Provided data ▸
►

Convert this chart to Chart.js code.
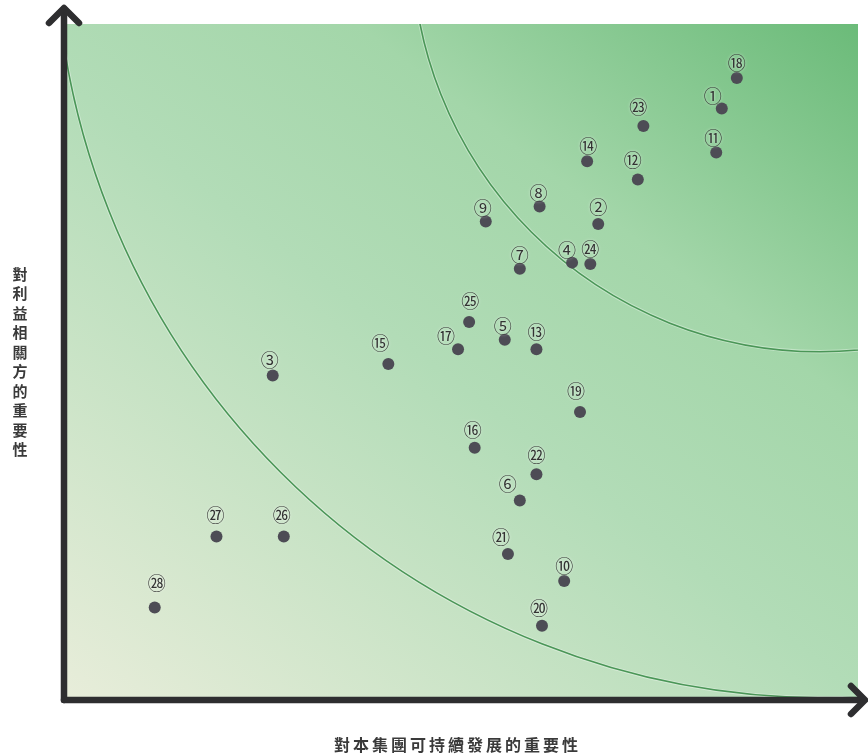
<!DOCTYPE html>
<html>
<head>
<meta charset="utf-8">
<title>重要性矩陣</title>
<script src="https://cdn.jsdelivr.net/npm/chart.js@4/dist/chart.umd.min.js"></script>
<style>
  html, body { margin: 0; padding: 0; background: #fff; }
  #wrap { width: 868px; height: 756px; }
</style>
</head>
<body>
<div id="wrap"><canvas id="matrix" width="868" height="756"></canvas></div>
<script>
/* ── Data ─────────────────────────────────────────────────── */
const issueIds = [1, 2, 3, 4, 5, 6, 7, 8, 9, 10, 11, 12, 13, 14, 15, 16, 17, 18, 19, 20, 21, 22, 23, 24, 25, 26, 27, 28];
const circledLabels = ['①','②','③','④','⑤','⑥','⑦','⑧','⑨','⑩','⑪','⑫','⑬','⑭','⑮','⑯','⑰','⑱','⑲','⑳','㉑','㉒','㉓','㉔','㉕','㉖','㉗','㉘'];
// importance to the group's sustainable development (x)
const groupImportance = [82.8, 67.2, 26.1, 63.9, 55.4, 57.3, 57.3, 59.8, 53.0, 62.9, 82.1, 72.2, 59.4, 65.8,
                         40.7, 51.6, 49.5, 84.7, 64.9, 60.1, 55.8, 59.4, 72.9, 66.2, 50.9, 27.5, 19.0, 11.2];
// importance to stakeholders (y)
const stakeholderImportance = [87.5, 70.4, 48.0, 64.7, 53.3, 29.5, 63.8, 73.0, 70.8, 17.6, 81.0, 77.0, 51.9, 79.7,
                               49.7, 37.3, 51.9, 92.0, 42.6, 11.0, 21.6, 33.4, 84.9, 64.5, 55.9, 24.2, 24.2, 13.7];
const xTitle = '對本集團可持續發展的重要性';
const yTitle = '對利益相關方的重要性';

/* ── Layout / style (not data) ───────────────────────────── */
// label nudges in px, one per issue
const labelNudge = [[-9,-12],[0,-17],[-3,-15],[-5,-12],[-2,-14],[-12,-16],[0,-14],[-1,-13],[-3,-13],[0,-15],
                    [-3,-14],[-5,-19],[0,-17],[1,-15],[-8,-21],[-2,-18],[-12,-13],[0,-15],[-4,-21],[-3,-17],
                    [-7,-17],[0,-19],[-5,-19],[0,-15],[1,-21],[-2,-21],[-1,-21],[2,-24]];
// zone boundary circles, centre + radius in axis units
const zoneArcs = [
  { cx: 95.9, cy: 114.3, r: 97.3 },
  { cx: 95.2, cy: 111.85, r: 51.5 }
];

const points = issueIds.map((id, i) => ({ x: groupImportance[i], y: stakeholderImportance[i] }));

/* ── Plugin: background, arcs, labels, axes ──────────────── */
const matrixDecor = {
  id: 'matrixDecor',
  beforeDatasetsDraw(chart) {
    const { ctx, chartArea: a, scales: { x, y } } = chart;
    ctx.save();
    const g = ctx.createLinearGradient(a.left, a.bottom, a.left + 621, a.bottom - 807);
    g.addColorStop(0, '#e8edda');
    g.addColorStop(0.48, '#b2dcb7');
    g.addColorStop(0.7, '#a3d6a9');
    g.addColorStop(1, '#6bbb79');
    ctx.fillStyle = g;
    ctx.fillRect(a.left, a.top, a.right - a.left, a.bottom - a.top);

    ctx.beginPath();
    ctx.rect(a.left, a.top, a.right - a.left, a.bottom - a.top);
    ctx.clip();
    const unit = x.getPixelForValue(1) - x.getPixelForValue(0);
    zoneArcs.forEach(arc => {
      ctx.beginPath();
      ctx.arc(x.getPixelForValue(arc.cx), y.getPixelForValue(arc.cy), arc.r * unit, 0, Math.PI * 2);
      ctx.strokeStyle = 'rgba(255,255,255,0.35)';
      ctx.lineWidth = 3.5;
      ctx.stroke();
      ctx.strokeStyle = '#4a9657';
      ctx.lineWidth = 1.6;
      ctx.stroke();
    });
    ctx.restore();
  },
  afterDatasetsDraw(chart) {
    const { ctx } = chart;
    const meta = chart.getDatasetMeta(0);
    ctx.save();
    ctx.font = '18px "Noto Sans CJK TC", "DejaVu Sans", sans-serif';
    ctx.textAlign = 'center';
    ctx.textBaseline = 'middle';
    ctx.fillStyle = '#333';
    ctx.shadowColor = 'rgba(255,255,255,0.85)';
    ctx.shadowBlur = 3;
    meta.data.forEach((pt, i) => {
      const [dx, dy] = labelNudge[i];
      ctx.fillText(circledLabels[i], pt.x + dx, pt.y + dy);
    });
    ctx.restore();
  },
  afterDraw(chart) {
    const { ctx, chartArea: a } = chart;
    ctx.save();
    ctx.strokeStyle = '#2e2e30';
    ctx.lineWidth = 6.5;
    ctx.lineCap = 'round';
    ctx.lineJoin = 'round';
    const ox = a.left - 2, oy = a.bottom;
    // y axis + arrow
    ctx.beginPath();
    ctx.moveTo(ox, oy);
    ctx.lineTo(ox, 9);
    ctx.stroke();
    ctx.beginPath();
    ctx.moveTo(ox - 15, 23);
    ctx.lineTo(ox, 8);
    ctx.lineTo(ox + 15, 23);
    ctx.stroke();
    // x axis + arrow
    ctx.beginPath();
    ctx.moveTo(ox, oy);
    ctx.lineTo(863, oy);
    ctx.stroke();
    ctx.beginPath();
    ctx.moveTo(851, oy - 14);
    ctx.lineTo(865, oy);
    ctx.lineTo(851, oy + 14);
    ctx.stroke();

    // axis titles
    ctx.fillStyle = '#3a3a3a';
    ctx.textAlign = 'center';
    ctx.textBaseline = 'middle';
    ctx.font = 'bold 16px "Noto Sans CJK TC", sans-serif';
    const xs = 19, xStart = (a.left + a.right) / 2 - 6 - (xTitle.length - 1) * xs / 2;
    [...xTitle].forEach((ch, i) => ctx.fillText(ch, xStart + i * xs, 745));
    ctx.font = 'bold 15px "Noto Sans CJK TC", sans-serif';
    const ys = 19.5, yStart = 274;
    [...yTitle].forEach((ch, i) => ctx.fillText(ch, 20, yStart + i * ys));
    ctx.restore();
  }
};

/* ── Chart ───────────────────────────────────────────────── */
new Chart(document.getElementById('matrix').getContext('2d'), {
  type: 'scatter',
  data: {
    datasets: [{
      data: points,
      pointRadius: 6,
      pointHoverRadius: 6,
      pointBackgroundColor: '#4d4c55',
      pointBorderWidth: 0
    }]
  },
  options: {
    responsive: false,
    animation: false,
    layout: { padding: { left: 66, right: 10, top: 24, bottom: 56 } },
    plugins: { legend: { display: false }, tooltip: { enabled: false } },
    scales: {
      x: { type: 'linear', min: 0, max: 100, display: false },
      y: { type: 'linear', min: 0, max: 100, display: false }
    }
  },
  plugins: [matrixDecor]
});
</script>
</body>
</html>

◄

Task objective ▸ Reproduce every line exactly and omit all pictures.

Written solution ▸
Convert this chart to Chart.js code.
<!DOCTYPE html>
<html>
<head>
<meta charset="utf-8">
<title>重要性矩陣</title>
<script src="https://cdn.jsdelivr.net/npm/chart.js@4/dist/chart.umd.min.js"></script>
<style>
  html, body { margin: 0; padding: 0; background: #fff; }
  #wrap { width: 868px; height: 756px; }
</style>
</head>
<body>
<div id="wrap"><canvas id="matrix" width="868" height="756"></canvas></div>
<script>
/* ── Data ─────────────────────────────────────────────────── */
const issueIds = [1, 2, 3, 4, 5, 6, 7, 8, 9, 10, 11, 12, 13, 14, 15, 16, 17, 18, 19, 20, 21, 22, 23, 24, 25, 26, 27, 28];
const circledLabels = ['①','②','③','④','⑤','⑥','⑦','⑧','⑨','⑩','⑪','⑫','⑬','⑭','⑮','⑯','⑰','⑱','⑲','⑳','㉑','㉒','㉓','㉔','㉕','㉖','㉗','㉘'];
// importance to the group's sustainable development (x)
const groupImportance = [82.8, 67.2, 26.1, 63.9, 55.4, 57.3, 57.3, 59.8, 53.0, 62.9, 82.1, 72.2, 59.4, 65.8,
                         40.7, 51.6, 49.5, 84.7, 64.9, 60.1, 55.8, 59.4, 72.9, 66.2, 50.9, 27.5, 19.0, 11.2];
// importance to stakeholders (y)
const stakeholderImportance = [87.5, 70.4, 48.0, 64.7, 53.3, 29.5, 63.8, 73.0, 70.8, 17.6, 81.0, 77.0, 51.9, 79.7,
                               49.7, 37.3, 51.9, 92.0, 42.6, 11.0, 21.6, 33.4, 84.9, 64.5, 55.9, 24.2, 24.2, 13.7];
const xTitle = '對本集團可持續發展的重要性';
const yTitle = '對利益相關方的重要性';

/* ── Layout / style (not data) ───────────────────────────── */
// label nudges in px, one per issue
const labelNudge = [[-9,-12],[0,-17],[-3,-15],[-5,-12],[-2,-14],[-12,-16],[0,-14],[-1,-13],[-3,-13],[0,-15],
                    [-3,-14],[-5,-19],[0,-17],[1,-15],[-8,-21],[-2,-18],[-12,-13],[0,-15],[-4,-21],[-3,-17],
                    [-7,-17],[0,-19],[-5,-19],[0,-15],[1,-21],[-2,-21],[-1,-21],[2,-24]];
// zone boundary circles, centre + radius in axis units
const zoneArcs = [
  { cx: 95.9, cy: 114.3, r: 97.3 },
  { cx: 95.2, cy: 111.85, r: 51.5 }
];

const points = issueIds.map((id, i) => ({ x: groupImportance[i], y: stakeholderImportance[i] }));

/* ── Plugin: background, arcs, labels, axes ──────────────── */
const matrixDecor = {
  id: 'matrixDecor',
  beforeDatasetsDraw(chart) {
    const { ctx, chartArea: a, scales: { x, y } } = chart;
    ctx.save();
    const g = ctx.createLinearGradient(a.left, a.bottom, a.left + 621, a.bottom - 807);
    g.addColorStop(0, '#e8edda');
    g.addColorStop(0.48, '#b2dcb7');
    g.addColorStop(0.7, '#a3d6a9');
    g.addColorStop(1, '#6bbb79');
    ctx.fillStyle = g;
    ctx.fillRect(a.left, a.top, a.right - a.left, a.bottom - a.top);

    ctx.beginPath();
    ctx.rect(a.left, a.top, a.right - a.left, a.bottom - a.top);
    ctx.clip();
    const unit = x.getPixelForValue(1) - x.getPixelForValue(0);
    zoneArcs.forEach(arc => {
      ctx.beginPath();
      ctx.arc(x.getPixelForValue(arc.cx), y.getPixelForValue(arc.cy), arc.r * unit, 0, Math.PI * 2);
      ctx.strokeStyle = 'rgba(255,255,255,0.35)';
      ctx.lineWidth = 3.5;
      ctx.stroke();
      ctx.strokeStyle = '#4a9657';
      ctx.lineWidth = 1.6;
      ctx.stroke();
    });
    ctx.restore();
  },
  afterDatasetsDraw(chart) {
    const { ctx } = chart;
    const meta = chart.getDatasetMeta(0);
    ctx.save();
    ctx.font = '18px "Noto Sans CJK TC", "DejaVu Sans", sans-serif';
    ctx.textAlign = 'center';
    ctx.textBaseline = 'middle';
    ctx.fillStyle = '#333';
    ctx.shadowColor = 'rgba(255,255,255,0.85)';
    ctx.shadowBlur = 3;
    meta.data.forEach((pt, i) => {
      const [dx, dy] = labelNudge[i];
      ctx.fillText(circledLabels[i], pt.x + dx, pt.y + dy);
    });
    ctx.restore();
  },
  afterDraw(chart) {
    const { ctx, chartArea: a } = chart;
    ctx.save();
    ctx.strokeStyle = '#2e2e30';
    ctx.lineWidth = 6.5;
    ctx.lineCap = 'round';
    ctx.lineJoin = 'round';
    const ox = a.left - 2, oy = a.bottom;
    // y axis + arrow
    ctx.beginPath();
    ctx.moveTo(ox, oy);
    ctx.lineTo(ox, 9);
    ctx.stroke();
    ctx.beginPath();
    ctx.moveTo(ox - 15, 23);
    ctx.lineTo(ox, 8);
    ctx.lineTo(ox + 15, 23);
    ctx.stroke();
    // x axis + arrow
    ctx.beginPath();
    ctx.moveTo(ox, oy);
    ctx.lineTo(863, oy);
    ctx.stroke();
    ctx.beginPath();
    ctx.moveTo(851, oy - 14);
    ctx.lineTo(865, oy);
    ctx.lineTo(851, oy + 14);
    ctx.stroke();

    // axis titles
    ctx.fillStyle = '#3a3a3a';
    ctx.textAlign = 'center';
    ctx.textBaseline = 'middle';
    ctx.font = 'bold 16px "Noto Sans CJK TC", sans-serif';
    const xs = 19, xStart = (a.left + a.right) / 2 - 6 - (xTitle.length - 1) * xs / 2;
    [...xTitle].forEach((ch, i) => ctx.fillText(ch, xStart + i * xs, 745));
    ctx.font = 'bold 15px "Noto Sans CJK TC", sans-serif';
    const ys = 19.5, yStart = 274;
    [...yTitle].forEach((ch, i) => ctx.fillText(ch, 20, yStart + i * ys));
    ctx.restore();
  }
};

/* ── Chart ───────────────────────────────────────────────── */
new Chart(document.getElementById('matrix').getContext('2d'), {
  type: 'scatter',
  data: {
    datasets: [{
      data: points,
      pointRadius: 6,
      pointHoverRadius: 6,
      pointBackgroundColor: '#4d4c55',
      pointBorderWidth: 0
    }]
  },
  options: {
    responsive: false,
    animation: false,
    layout: { padding: { left: 66, right: 10, top: 24, bottom: 56 } },
    plugins: { legend: { display: false }, tooltip: { enabled: false } },
    scales: {
      x: { type: 'linear', min: 0, max: 100, display: false },
      y: { type: 'linear', min: 0, max: 100, display: false }
    }
  },
  plugins: [matrixDecor]
});
</script>
</body>
</html>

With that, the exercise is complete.